Снова я вышел в столовую из той комнаты, как 8 лет назад, тогда – знакомиться с Люшей при мягком электрическом свете, теперь – тяжело объясняться при пасмурном январском. Так и не выздоровевшая, бледная, худая, в чём держалась душа? – она с последней страстью вела монолог против моего немыслимо позорного православно-патриотического «из-под глыбного» направления. Сказала: «Я теперь понимаю, что не зря в моих жилах течёт и еврейская кровь». Возражал я – вяло, и – переубедить нельзя, надо было этим заниматься раньше, и – чувства не переубеждаются, да и было всё это – в январе 74-го, не самое подходящее время для ссор. Люша – истощилась в этом монологе, ей нужно было лечь, отдышаться, отдохнуть. Я с болью, с грустью видел, как много упущено на многолетнем пути и как поздно уже исправлять.

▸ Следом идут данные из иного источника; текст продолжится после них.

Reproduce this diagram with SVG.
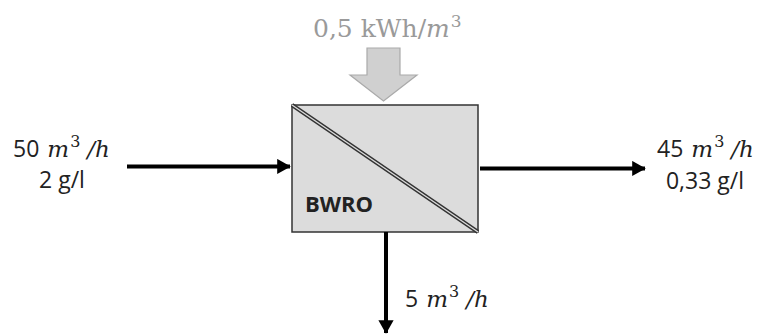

Но даже и в те месяцы, и после этого разговора, – она просила работы. События катились уже не в её управлении, а она – просила работы, хотела опять помогать! А у меня что ж было в это время? Я мог только дать ей готовить хронологическую сетку Февральской революции, выбирать из вороха революционных событий – фрагменты, справки о лицах. Не опустила рук, хвала ей! И до самой моей высылки и после неё выстаивала достойно. Вопреки своей среде, воспитанию, сознанию – моё открывающееся – чужое? – несла и несла на себе, держала плечи под моей задачей как завороженная, шла и шла вперёд.
В эти недели – исключена была и Лидия Корнеевна из Союза писателей. (И – хорошо громыхнула им в ответ.)
Затем вскоре меня выслали – и в наш осаждённый развороченный дом, откуда всё управление и эвакуацию перегруженными руками вела Аля, – Люша вновь приходила, каждый вечер после работы, под накалом тех часов сидела за моим столом, разбирала, сортировала по конвертам заготовки, материалы, многие из которых или сама печатала, или знала. Готовила архив к переправке за границу, которая ещё неизвестно было, удастся ли Але.
Первые месяцы после моей высылки были у Чуковских тяжелы. И дочь и мать осыпали почтовыми анонимками – то в стихах, то с матерной бранью, то с сообщением, что «лев убит», то – что «будет убит». Шпики и провокаторы нагло лезли в переделкинскую дачу, по-музейному открытую для всех. Стукач-швейцар в городском парадном останавливал посетителей Чуковских, придираясь, что с ним, швейцаром, не поздоровались вежливо (а задержанному – 75 лет!). По слепоте Лидия Корнеевна могла писать только чёрными фломастерами из-за границы, – на таможне портили их или наполняли розовой жижей, – неисследимые государственные возможности гадить, и так мелко, что даже лень и стыдно протестовать публично.
Под мой день рождения, первый в изгнании, Люша, чтоб согнутой не ходить, послала мне в Цюрих поздравительную телеграмму – врагу народа № 1, и с восхищением! ГБ этого не снесло. Рано утром по телефону – типичный диалог:
– Елена Цезаревна, с вами говорит такой-то из КГБ. Это вас не пугает?
– Нет, почему же?
Оно и правда, не 30-е годы, не леденит, как раньше, уже высмеяно КГБ.